Drag Coefficients of Irregularly Shaped Particles in Newtonian Fluids

An accurate prediction of the settling velocities of drill cuttings is essential in effectively designing, running, and optimizing drilling operations. If there is no reliable process for modelling the drag coefficient, the settling velocity cannot be obtained. In most current literature, particles are assumed to be spherical, which can be easily modelled. However, this assumption may lead to inaccurate results for other irregular particle shapes. This paper studies the transport behavior of irregular particles by modelling these shapes as variants of a bow shape, with a numerical simulation approach for their drag coefficients. The drilling fluid around the particle is water (Newtonian). The drag coefficients of the non-spherical particle (grouped into three sub-shapes) were modelled.
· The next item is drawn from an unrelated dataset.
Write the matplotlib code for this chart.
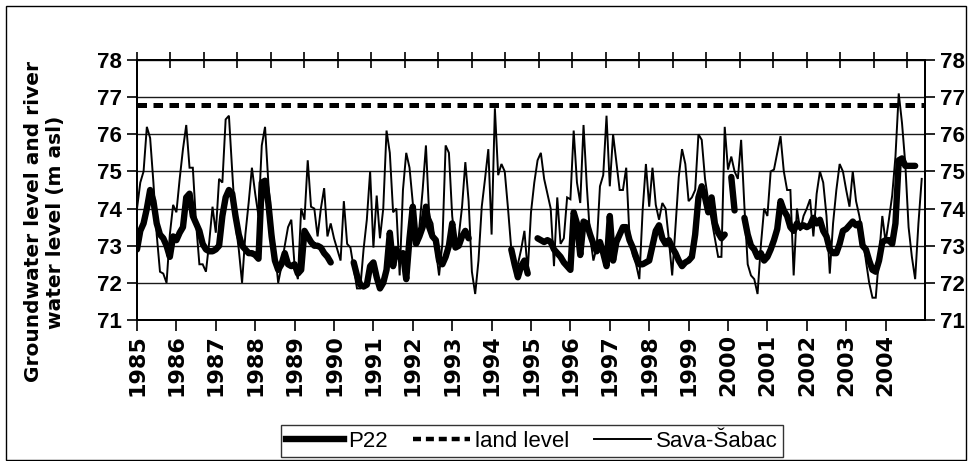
import numpy as np
import matplotlib
matplotlib.use('Agg')
import matplotlib.pyplot as plt
from matplotlib import font_manager
from matplotlib.patches import Rectangle
from matplotlib.lines import Line2D

# ---------------- data (monthly, Jan 1985 .. Dec 2004) ----------------
years = list(range(1985, 2005))
year_labels = [str(y) for y in years]
land_level = 76.8

sava = [
    74.0, 74.7, 75.0, 76.2, 75.9, 74.7, 73.3, 72.3, 72.25, 72.0, 73.3, 74.1,
    73.9, 74.8, 75.6, 76.25, 75.1, 75.1, 73.6, 72.5, 72.5, 72.3, 73.1, 74.05,
    73.35, 74.8, 74.7, 76.4, 76.5, 75.0, 73.6, 72.9, 72.0, 73.3, 74.15, 75.1,
    74.4, 73.8, 75.7, 76.2, 74.7, 73.6, 72.9, 72.0, 72.45, 73.0, 73.5, 73.7,
    72.45, 72.1, 74.0, 73.7, 75.3, 74.05, 74.0, 73.25, 74.0, 74.55, 73.25, 73.6,
    73.2, 72.9, 72.6, 74.2, 73.05, 72.95, 72.4, 71.85, 71.85, 72.9, 73.7, 75.0,
    72.95, 74.35, 73.2, 74.0, 76.1, 75.5, 73.9, 74.0, 72.2, 74.5, 75.5, 75.1,
    74.15, 73.25, 73.5, 74.5, 75.7, 73.8, 73.6, 72.9, 72.2, 73.05, 75.7, 75.5,
    73.8, 73.0, 73.25, 74.05, 75.25, 74.2, 72.3, 71.7, 72.6, 74.05, 74.8, 75.6,
    73.3, 76.7, 74.9, 75.2, 75.0, 74.0, 72.9, 72.35, 72.5, 72.9, 73.4, 72.3,
    73.9, 74.7, 75.3, 75.5, 74.8, 74.4, 74.0, 72.45, 74.3, 73.05, 73.2, 74.3,
    74.25, 76.1, 74.7, 74.15, 76.25, 74.6, 73.25, 72.6, 72.95, 74.6, 74.9, 76.5,
    74.6, 76.0, 75.25, 74.5, 74.5, 75.1, 73.25, 72.75, 72.5, 72.1, 73.95, 75.2,
    74.05, 75.1, 74.1, 73.7, 74.15, 74.0, 73.15, 72.2, 73.5, 74.85, 75.6, 75.2,
    74.2, 74.3, 74.5, 76.0, 75.85, 74.8, 74.2, 73.7, 73.2, 72.7, 72.7, 76.2,
    75.05, 75.4, 75.0, 74.8, 75.85, 74.05, 72.5, 72.2, 72.1, 71.7, 73.0, 74.0,
    73.8, 75.0, 75.05, 75.5, 75.95, 75.0, 74.5, 74.5, 72.2, 74.0, 73.4, 73.8,
    74.0, 74.25, 73.25, 74.4, 75.0, 74.7, 73.8, 72.25, 73.6, 74.5, 75.2, 75.0,
    74.5, 74.05, 75.0, 74.2, 73.8, 73.3, 72.6, 72.0, 71.6, 71.6, 72.7, 73.8,
    73.1, 73.7, 74.35, 75.4, 77.1, 76.3, 75.2, 73.5, 72.7, 72.1, 73.6, 74.8,
]

N = None
p22 = [
    72.9, 73.4, 73.6, 74.0, 74.5, 74.2, 73.6, 73.3, 73.2, 73.0, 72.7, 73.25,
    73.15, 73.35, 73.5, 74.3, 74.4, 73.8, 73.6, 73.4, 73.05, 72.9, 72.85, 72.85,
    72.9, 73.0, 73.8, 74.3, 74.5, 74.4, 73.8, 73.3, 73.0, 72.9, 72.8, 72.8,
    72.75, 72.65, 74.7, 74.75, 74.15, 73.25, 72.6, 72.35, 72.5, 72.8, 72.5, 72.45,
    72.5, 72.25, 72.35, 73.4, 73.25, 73.1, 73.0, 73.0, 72.95, 72.8, 72.7, 72.55,
    N, N, N, N, N, N, 72.55, 72.2, 71.95, 71.9, 71.95, 72.45,
    72.55, 72.15, 71.85, 72.0, 72.35, 73.35, 72.45, 72.9, 72.7, 72.8, 72.1, 73.2,
    74.05, 73.05, 73.25, 73.5, 74.05, 73.5, 73.25, 73.15, 72.6, 72.5, 72.7, 73.0,
    73.6, 72.95, 73.0, 73.25, 73.4, 73.2, N, N, N, N, N, N,
    N, N, N, N, N, N, 72.9, 72.5, 72.15, 72.45, 72.6, 72.25,
    N, N, 73.2, 73.15, 73.1, 73.15, 73.1, 72.9, 72.8, 72.7, 72.55, 72.45,
    72.35, 73.9, 73.6, 72.75, 73.65, 73.6, 73.3, 73.05, 72.85, 73.1, 72.8, 72.45,
    73.8, 72.6, 73.1, 73.3, 73.5, 73.5, 73.15, 72.95, 72.7, 72.5, 72.5, 72.55,
    72.6, 73.0, 73.4, 73.55, 73.2, 73.05, 73.15, 72.95, 72.8, 72.6, 72.45, 72.55,
    72.6, 72.7, 73.3, 74.3, 74.6, 74.3, 73.9, 74.3, 73.6, 73.35, 73.2, 73.3,
    N, 74.85, 73.95, N, N, 73.75, 73.3, 73.0, 72.9, 72.7, 72.8, 72.6,
    72.7, 72.9, 73.15, 73.45, 74.2, 73.95, 73.8, 73.5, 73.4, 73.6, 73.5, 73.55,
    73.5, 73.55, 73.75, 73.6, 73.7, 73.4, 73.25, 72.9, 72.8, 72.8, 73.05, 73.4,
    73.45, 73.55, 73.65, 73.55, 73.6, 73.0, 72.9, 72.6, 72.35, 72.3, 72.6, 73.1,
    73.15, 73.15, 73.05, 73.6, 75.3, 75.35, 75.15, 75.15, 75.15, 75.15, N, N,
]

y_ticks = [71, 72, 73, 74, 75, 76, 77, 78]

# ---------------- fonts ----------------
names = {f.name for f in font_manager.fontManager.ttflist}
narrow = 'Liberation Sans Narrow' if 'Liberation Sans Narrow' in names else 'Liberation Sans'
plt.rcParams['font.family'] = ['Liberation Sans', 'DejaVu Sans']

fig = plt.figure(figsize=(9.73, 4.61), dpi=100)
fig.patch.set_facecolor('white')

ax = fig.add_axes([137/973, 1-320/461, 788/973, 260/461])
months = np.arange(len(sava))
t = 1985 + months / 12.0
sava_arr = np.array(sava, dtype=float)
p22_arr = np.array([np.nan if v is None else v for v in p22], dtype=float)

ax.yaxis.grid(True, color='#1a1a1a', lw=1.0, zorder=1)
ax.set_axisbelow(True)
ax.plot(t, sava_arr, color='black', lw=1.4, zorder=3, solid_joinstyle='miter')
ax.plot(t, p22_arr, color='black', lw=4.6, zorder=4,
        solid_joinstyle='round', solid_capstyle='round')
ax.axhline(land_level, color='black', lw=3.6, dashes=(1.9, 1.3), zorder=5)

ax.set_xlim(1985, 2005)
ax.set_ylim(71, 78)
ax.set_yticks(y_ticks)
ax.set_yticklabels([str(v) for v in y_ticks], fontfamily=narrow,
                   fontweight='bold', fontsize=16)
ax.set_xticks(years)
ax.set_xticklabels(year_labels, rotation=90, fontfamily='DejaVu Sans',
                   fontweight='bold', fontsize=16, va='top', ha='center')
ax.tick_params(axis='x', direction='out', length=8, width=1.2, pad=2)
ax.tick_params(axis='y', direction='out', length=7, width=1.2, pad=4)
for s in ax.spines.values():
    s.set_linewidth(1.4)
    s.set_color('black')

# right axis (same scale)
axr = ax.twinx()
axr.set_ylim(71, 78)
axr.set_yticks(y_ticks)
axr.set_yticklabels([str(v) for v in y_ticks], fontfamily=narrow,
                    fontweight='bold', fontsize=16)
axr.tick_params(axis='y', direction='out', length=7, width=1.2, pad=4)
for s in axr.spines.values():
    s.set_linewidth(1.4)

# secondary top axis ticks (no labels)
axt = ax.twiny()
axt.set_xlim(0, 23.53)
axt.set_xticks(np.arange(0, 24))
axt.set_xticklabels([])
axt.tick_params(axis='x', direction='inout', length=11, width=1.2)
for s in axt.spines.values():
    s.set_linewidth(1.4)

# y label
fig.text(45/973, 1-222/461, 'Groundwater level and river\nwater level (m asl)',
         rotation=90, ha='center', va='center', multialignment='center',
         fontfamily='DejaVu Sans', fontweight='bold', fontsize=14.5,
         linespacing=1.2)

# legend
handles = [
    Line2D([], [], color='black', lw=4.6),
    Line2D([], [], color='black', lw=3.2, dashes=(1.8, 1.1)),
    Line2D([], [], color='black', lw=1.4),
]
leg = fig.legend(handles, ['P22', 'land level', 'Sava-Šabac'], ncol=3,
                 loc='center', bbox_to_anchor=(532/973, 1-441/461),
                 frameon=True, fancybox=False, edgecolor='black',
                 prop={'family': narrow, 'size': 16}, handlelength=2.6,
                 handletextpad=0.2, columnspacing=1.1, borderpad=0.25,
                 borderaxespad=0)
leg.get_frame().set_linewidth(1.0)

# outer figure border
fig.patches.append(Rectangle((6/973, 1/461), 960/973, 454/461,
                             transform=fig.transFigure, fill=False,
                             edgecolor='black', lw=1.0))

fig.savefig('out.png', dpi=100)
In addition, the inlet velocity of the fluid is varied to show the effects on the shape drag coefficients. The results of the simulations were compared to experimental results carried out by other researchers. It was observed that as the particles became less streamlined, their drag coefficient increased. A sensitivity analysis was carried out to investigate the effects of fluid properties on the drag coefficient. The results were consistent and logical. The results showed that Computational Fluid Dynamics analysis provided a reliable estimation of the drag coefficient, which can help optimize the transport of drill cuttings during drilling operations.